Лань Цзинъи вдохнул прерывисто и улыбнулся, склонив голову ещё ниже; длинная чёлка легла на его глаза, закрыв их от окружающего мира.

— Спасибо, — прошептал он едва слышно.

Вэнь Лису тяжело поднялся на ноги и надел свою маску, спрятав под ней тонкий, почти совсем исчезнувший шрам. Чуть помедлив, он мягко коснулся ладонью макушки Цзинъи, и, на мгновение прикрыв глаза, бесшумно покинул террасу.

В тёплых отсветах желтоватых огоньков заблестели слёзы, прочертившие мокрые дорожки по бледным щекам юноши.

В четвёртый раз Лань Цзинъи плакал безмолвно — и с жуткой, вынимающей душу пустотой в разом потухших глазах.
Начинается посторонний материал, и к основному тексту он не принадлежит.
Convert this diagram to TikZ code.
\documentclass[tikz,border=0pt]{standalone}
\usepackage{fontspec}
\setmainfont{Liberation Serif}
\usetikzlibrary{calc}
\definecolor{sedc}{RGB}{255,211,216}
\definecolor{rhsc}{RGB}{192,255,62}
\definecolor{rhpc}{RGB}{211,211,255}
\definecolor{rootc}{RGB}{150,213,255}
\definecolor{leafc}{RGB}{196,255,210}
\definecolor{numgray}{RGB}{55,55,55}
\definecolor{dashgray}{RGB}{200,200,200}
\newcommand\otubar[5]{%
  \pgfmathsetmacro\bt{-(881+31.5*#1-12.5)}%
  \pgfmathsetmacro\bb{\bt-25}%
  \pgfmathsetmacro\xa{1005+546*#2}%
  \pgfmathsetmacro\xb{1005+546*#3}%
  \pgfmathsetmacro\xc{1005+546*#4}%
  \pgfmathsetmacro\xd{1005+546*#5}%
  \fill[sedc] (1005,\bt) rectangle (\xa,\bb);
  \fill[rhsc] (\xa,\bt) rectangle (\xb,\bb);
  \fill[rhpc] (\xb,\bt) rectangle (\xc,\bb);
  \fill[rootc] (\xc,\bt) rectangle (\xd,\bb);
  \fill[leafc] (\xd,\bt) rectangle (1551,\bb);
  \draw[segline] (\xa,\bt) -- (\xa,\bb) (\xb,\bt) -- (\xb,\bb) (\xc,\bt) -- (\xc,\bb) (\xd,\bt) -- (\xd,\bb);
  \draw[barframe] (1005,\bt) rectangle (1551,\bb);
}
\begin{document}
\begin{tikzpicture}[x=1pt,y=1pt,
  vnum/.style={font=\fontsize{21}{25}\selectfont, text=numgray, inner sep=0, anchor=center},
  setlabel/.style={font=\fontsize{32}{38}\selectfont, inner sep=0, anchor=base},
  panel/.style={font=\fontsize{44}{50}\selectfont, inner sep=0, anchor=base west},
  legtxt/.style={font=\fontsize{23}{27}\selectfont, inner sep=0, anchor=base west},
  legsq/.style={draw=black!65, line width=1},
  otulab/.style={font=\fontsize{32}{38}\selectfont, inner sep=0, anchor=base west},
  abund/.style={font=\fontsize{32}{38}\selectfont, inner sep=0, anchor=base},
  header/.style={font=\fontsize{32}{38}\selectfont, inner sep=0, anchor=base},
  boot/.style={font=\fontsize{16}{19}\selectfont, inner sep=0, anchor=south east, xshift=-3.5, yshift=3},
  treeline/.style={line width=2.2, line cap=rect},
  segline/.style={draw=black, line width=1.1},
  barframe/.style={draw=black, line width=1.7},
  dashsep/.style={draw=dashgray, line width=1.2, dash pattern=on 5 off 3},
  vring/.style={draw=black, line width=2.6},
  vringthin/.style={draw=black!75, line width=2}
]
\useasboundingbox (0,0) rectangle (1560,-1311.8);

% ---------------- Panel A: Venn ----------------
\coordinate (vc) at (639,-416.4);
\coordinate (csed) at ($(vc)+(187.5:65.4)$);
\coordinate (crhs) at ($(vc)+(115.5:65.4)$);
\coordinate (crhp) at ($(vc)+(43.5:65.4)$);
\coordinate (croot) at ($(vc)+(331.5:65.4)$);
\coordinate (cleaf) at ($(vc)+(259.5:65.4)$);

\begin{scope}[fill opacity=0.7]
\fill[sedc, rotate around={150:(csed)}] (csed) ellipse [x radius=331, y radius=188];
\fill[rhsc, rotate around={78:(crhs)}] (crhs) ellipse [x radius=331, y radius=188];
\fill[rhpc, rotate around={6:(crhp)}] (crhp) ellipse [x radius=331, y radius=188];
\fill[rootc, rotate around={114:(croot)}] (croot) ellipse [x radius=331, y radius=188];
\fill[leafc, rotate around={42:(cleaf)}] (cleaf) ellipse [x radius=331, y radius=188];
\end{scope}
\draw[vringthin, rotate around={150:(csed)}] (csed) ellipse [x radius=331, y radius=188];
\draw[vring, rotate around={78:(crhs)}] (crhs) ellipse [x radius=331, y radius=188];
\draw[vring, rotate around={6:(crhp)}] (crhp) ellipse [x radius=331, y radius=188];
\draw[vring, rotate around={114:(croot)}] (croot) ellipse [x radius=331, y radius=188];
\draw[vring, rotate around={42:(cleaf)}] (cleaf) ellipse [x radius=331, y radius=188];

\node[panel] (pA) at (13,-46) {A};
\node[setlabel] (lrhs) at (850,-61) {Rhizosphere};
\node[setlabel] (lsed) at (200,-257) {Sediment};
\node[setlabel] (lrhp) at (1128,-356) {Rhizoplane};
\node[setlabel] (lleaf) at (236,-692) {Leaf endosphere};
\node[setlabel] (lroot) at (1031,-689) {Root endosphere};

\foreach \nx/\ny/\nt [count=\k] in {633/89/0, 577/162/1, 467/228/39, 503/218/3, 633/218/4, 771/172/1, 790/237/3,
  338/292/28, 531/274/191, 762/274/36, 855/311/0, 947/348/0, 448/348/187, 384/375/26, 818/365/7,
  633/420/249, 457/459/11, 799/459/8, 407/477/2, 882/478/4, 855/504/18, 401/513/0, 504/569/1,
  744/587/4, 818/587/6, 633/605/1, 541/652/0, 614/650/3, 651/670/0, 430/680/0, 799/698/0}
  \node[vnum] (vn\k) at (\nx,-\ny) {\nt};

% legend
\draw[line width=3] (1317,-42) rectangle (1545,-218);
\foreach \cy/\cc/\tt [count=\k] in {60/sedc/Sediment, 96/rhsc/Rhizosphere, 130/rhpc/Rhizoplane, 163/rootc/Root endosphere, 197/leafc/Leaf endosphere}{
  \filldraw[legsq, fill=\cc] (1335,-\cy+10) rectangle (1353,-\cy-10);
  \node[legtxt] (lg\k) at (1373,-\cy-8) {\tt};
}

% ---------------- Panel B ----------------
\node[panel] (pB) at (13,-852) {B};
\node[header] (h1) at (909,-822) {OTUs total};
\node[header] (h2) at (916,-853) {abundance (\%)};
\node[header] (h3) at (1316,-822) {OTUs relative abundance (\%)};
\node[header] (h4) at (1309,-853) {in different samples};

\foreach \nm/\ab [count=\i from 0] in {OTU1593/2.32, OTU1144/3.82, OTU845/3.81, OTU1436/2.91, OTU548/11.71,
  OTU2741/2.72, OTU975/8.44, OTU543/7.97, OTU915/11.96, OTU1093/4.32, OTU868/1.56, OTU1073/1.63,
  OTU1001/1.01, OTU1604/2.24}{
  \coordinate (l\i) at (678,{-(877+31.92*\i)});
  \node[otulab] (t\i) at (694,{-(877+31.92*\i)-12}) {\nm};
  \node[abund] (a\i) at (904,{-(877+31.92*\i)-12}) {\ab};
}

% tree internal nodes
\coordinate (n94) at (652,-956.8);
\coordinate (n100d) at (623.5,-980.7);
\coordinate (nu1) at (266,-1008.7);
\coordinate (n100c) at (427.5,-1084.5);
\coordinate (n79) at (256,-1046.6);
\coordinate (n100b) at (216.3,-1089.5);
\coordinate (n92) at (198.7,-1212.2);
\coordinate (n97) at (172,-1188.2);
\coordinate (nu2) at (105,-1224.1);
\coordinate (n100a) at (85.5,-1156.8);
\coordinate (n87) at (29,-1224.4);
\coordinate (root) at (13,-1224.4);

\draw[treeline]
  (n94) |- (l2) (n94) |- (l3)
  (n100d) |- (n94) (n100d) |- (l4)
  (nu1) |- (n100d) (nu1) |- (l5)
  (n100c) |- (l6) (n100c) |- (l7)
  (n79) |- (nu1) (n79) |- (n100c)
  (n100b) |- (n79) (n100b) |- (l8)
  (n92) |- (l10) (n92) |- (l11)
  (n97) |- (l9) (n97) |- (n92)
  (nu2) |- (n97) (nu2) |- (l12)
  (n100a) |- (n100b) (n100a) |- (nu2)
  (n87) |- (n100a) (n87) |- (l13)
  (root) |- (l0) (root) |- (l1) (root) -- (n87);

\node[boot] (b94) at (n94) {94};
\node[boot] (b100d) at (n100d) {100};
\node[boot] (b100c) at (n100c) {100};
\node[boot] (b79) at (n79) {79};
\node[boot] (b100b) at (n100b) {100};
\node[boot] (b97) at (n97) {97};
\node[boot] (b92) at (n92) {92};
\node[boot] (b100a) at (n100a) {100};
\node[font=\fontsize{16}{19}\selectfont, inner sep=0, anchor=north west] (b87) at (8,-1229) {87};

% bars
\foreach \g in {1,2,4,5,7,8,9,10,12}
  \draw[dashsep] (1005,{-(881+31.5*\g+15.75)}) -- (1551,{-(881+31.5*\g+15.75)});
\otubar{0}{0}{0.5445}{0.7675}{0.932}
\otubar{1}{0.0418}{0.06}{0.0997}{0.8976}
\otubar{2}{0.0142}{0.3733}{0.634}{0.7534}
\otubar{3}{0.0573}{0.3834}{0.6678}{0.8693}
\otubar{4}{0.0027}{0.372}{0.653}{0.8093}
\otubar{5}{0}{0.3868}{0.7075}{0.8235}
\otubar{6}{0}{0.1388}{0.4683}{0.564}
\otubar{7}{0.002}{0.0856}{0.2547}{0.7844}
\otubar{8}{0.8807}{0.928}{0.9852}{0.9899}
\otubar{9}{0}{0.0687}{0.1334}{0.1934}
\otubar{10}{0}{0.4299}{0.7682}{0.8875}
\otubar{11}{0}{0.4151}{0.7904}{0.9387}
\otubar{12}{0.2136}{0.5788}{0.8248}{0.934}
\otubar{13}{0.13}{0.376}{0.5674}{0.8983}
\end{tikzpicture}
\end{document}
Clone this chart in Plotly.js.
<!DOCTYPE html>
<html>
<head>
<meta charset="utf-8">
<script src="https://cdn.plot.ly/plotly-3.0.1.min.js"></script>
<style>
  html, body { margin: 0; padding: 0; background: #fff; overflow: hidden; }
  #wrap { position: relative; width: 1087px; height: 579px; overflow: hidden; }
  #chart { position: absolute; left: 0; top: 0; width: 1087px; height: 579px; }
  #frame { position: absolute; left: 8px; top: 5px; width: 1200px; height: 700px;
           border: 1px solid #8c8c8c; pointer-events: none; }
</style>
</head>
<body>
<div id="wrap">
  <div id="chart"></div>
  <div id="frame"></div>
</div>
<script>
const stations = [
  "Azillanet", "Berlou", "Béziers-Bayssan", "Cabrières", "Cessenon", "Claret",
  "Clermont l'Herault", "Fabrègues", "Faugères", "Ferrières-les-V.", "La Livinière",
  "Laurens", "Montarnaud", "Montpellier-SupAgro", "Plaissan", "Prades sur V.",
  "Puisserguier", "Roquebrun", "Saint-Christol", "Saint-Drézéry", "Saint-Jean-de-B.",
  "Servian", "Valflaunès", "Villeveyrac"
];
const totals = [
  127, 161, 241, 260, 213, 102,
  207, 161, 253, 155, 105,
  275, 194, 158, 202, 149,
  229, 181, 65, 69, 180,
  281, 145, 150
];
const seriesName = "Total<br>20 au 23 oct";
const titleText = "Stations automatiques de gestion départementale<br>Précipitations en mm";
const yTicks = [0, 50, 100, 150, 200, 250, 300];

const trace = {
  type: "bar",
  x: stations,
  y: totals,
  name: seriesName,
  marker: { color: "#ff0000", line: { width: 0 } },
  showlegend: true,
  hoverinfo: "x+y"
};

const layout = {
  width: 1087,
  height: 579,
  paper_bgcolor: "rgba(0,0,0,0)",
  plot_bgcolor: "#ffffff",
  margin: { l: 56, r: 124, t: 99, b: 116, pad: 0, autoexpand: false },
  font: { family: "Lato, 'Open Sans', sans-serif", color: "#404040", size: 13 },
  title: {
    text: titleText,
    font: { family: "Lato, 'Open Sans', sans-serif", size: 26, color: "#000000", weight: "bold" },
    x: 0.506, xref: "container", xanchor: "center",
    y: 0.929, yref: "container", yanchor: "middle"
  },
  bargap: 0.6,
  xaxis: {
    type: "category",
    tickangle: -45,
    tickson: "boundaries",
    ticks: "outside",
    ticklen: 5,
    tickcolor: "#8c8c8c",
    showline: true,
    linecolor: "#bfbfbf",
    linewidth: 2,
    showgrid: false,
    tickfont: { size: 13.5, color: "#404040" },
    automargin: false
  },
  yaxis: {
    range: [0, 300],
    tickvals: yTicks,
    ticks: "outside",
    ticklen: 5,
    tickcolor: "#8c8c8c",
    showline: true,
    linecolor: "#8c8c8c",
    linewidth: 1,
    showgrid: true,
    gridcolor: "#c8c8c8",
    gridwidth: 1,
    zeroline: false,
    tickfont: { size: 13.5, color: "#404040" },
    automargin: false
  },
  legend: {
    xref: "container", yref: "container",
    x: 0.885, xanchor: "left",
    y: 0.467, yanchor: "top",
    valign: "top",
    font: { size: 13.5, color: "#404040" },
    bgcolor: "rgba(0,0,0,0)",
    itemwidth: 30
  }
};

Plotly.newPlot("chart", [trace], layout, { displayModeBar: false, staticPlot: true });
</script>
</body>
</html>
А Цзинь Лин… Цзинь Лин был пьян. И болезненно опустошён. Ему хотелось выйти из своего укрытия, сесть рядом с Цзинъи, собственными руками вернуть его ленту на полагающееся ей место, сказать что-нибудь неуместное, чтобы стереть эти ужасные слёзы, чтобы убрать эту пустоту из всегда таких лучистых, таких тёплых глаз. В которых настоящая ненависть вспыхнула один лишь раз — тогда, когда и сам Цзинь Лин с удовольствием отрезал бы себе язык.

Однако он мог лишь до рези в глазах смотреть на слёзы Лань Цзинъи и дрожать, сгорая — от чужой боли, от собственной ревности, от злости на себя и своё бессилие.

Но одно Цзинь Лин знал наверняка: он ни за что не позволит пятому разу случиться. Чего бы ему это ни стоило.